3:10:59 sometime in the next five years...

....and a trip to Boston.

Something Marathon will do everything in his power to expire.

7 Comments:

At 9:40 AM , Blogger Mark and Jenn said...

Of course I'm crying just thinking about you at the finish line. You are an inspiration...even to your chubby pregnant wife. My "marathon" is labor...as soon as it's over you forget how crazy it was and for some reason do it again. I love you and know you can do 3:15...maybe I just want to go to Boston ;)!!

 
At 10:06 AM , Anonymous Urban said...

I just got a "charlie horse" from READING this! I'm not privy to Marathon's existence since the only running I do is with my formidable schnoz. The stamina required to do this is also beyond my realm of understanding. Now, the desire to do it isn't even a blip on my radar; for that I have no clue.
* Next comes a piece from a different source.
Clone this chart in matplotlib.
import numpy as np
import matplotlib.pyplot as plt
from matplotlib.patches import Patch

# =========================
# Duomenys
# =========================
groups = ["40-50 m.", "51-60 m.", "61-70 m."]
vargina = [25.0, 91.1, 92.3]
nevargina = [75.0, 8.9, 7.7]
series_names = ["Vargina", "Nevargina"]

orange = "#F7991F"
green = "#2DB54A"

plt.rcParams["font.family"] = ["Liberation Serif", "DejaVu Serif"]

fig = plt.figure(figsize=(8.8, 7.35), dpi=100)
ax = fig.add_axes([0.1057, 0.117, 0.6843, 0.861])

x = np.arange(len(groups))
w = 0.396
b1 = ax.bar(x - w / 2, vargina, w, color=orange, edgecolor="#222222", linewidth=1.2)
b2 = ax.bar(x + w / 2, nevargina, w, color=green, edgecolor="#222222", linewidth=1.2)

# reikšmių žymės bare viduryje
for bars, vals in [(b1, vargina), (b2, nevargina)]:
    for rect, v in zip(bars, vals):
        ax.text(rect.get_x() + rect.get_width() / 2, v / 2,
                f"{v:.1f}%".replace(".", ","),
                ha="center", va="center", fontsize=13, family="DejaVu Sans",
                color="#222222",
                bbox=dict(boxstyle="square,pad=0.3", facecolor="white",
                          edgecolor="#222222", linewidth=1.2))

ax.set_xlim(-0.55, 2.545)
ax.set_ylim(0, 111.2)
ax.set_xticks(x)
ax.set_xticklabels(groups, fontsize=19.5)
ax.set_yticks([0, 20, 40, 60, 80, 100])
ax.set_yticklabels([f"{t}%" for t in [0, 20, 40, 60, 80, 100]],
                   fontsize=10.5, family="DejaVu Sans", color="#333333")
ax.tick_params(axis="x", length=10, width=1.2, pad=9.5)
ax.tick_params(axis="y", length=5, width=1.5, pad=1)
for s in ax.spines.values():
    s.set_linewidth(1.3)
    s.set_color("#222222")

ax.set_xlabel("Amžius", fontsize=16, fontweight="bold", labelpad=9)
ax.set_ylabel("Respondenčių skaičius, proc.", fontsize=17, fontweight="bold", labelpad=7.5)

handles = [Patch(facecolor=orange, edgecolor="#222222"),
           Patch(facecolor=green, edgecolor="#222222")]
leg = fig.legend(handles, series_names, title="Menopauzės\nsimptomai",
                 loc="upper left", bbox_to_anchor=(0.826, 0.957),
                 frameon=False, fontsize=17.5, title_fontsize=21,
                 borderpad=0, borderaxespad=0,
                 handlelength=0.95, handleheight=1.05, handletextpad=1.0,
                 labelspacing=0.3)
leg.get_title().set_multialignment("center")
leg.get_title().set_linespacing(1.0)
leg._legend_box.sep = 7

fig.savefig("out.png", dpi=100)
However, it makes me very proud that you possess such discipline and ability and even more proud to call you my son. Love dad

 
At 10:31 AM , Blogger Unknown said...

Very well written. Mark, you are an inspiration. Your desire to achieve a goal is so amazing to watch. You have a drive that many people (including myself) just can't seem to find. I long for the day that I actually have more than 30 minutes to run and that I can fight the beast again!!!!! Congrats and good luck.

 
At 3:06 PM , Anonymous jeff said...

Great post and congrats again. we need to make an animated short.

 
At 4:02 PM , Anonymous John B said...

Congrats Mark. Keep those feet churning. I enjoyed the read and also cherish the beast's existence.

 
At 4:43 PM , Blogger Casey McCollum said...

good post. thanks for sharing.

13.1 for me: 1:36:39. Pretty happy with that. I think I smelled one of Marathon's minions but he didn't get too close.

Big D in April - just 13.1 again.

 
At 11:20 AM , Blogger Unknown said...

I have always had great respect for those who challenge the BIG beast. I only had to deal with his little but heavy brother who road the back of 400 meter runners for the last 50 yards. Congratulations and thanks for taking time to share the experience.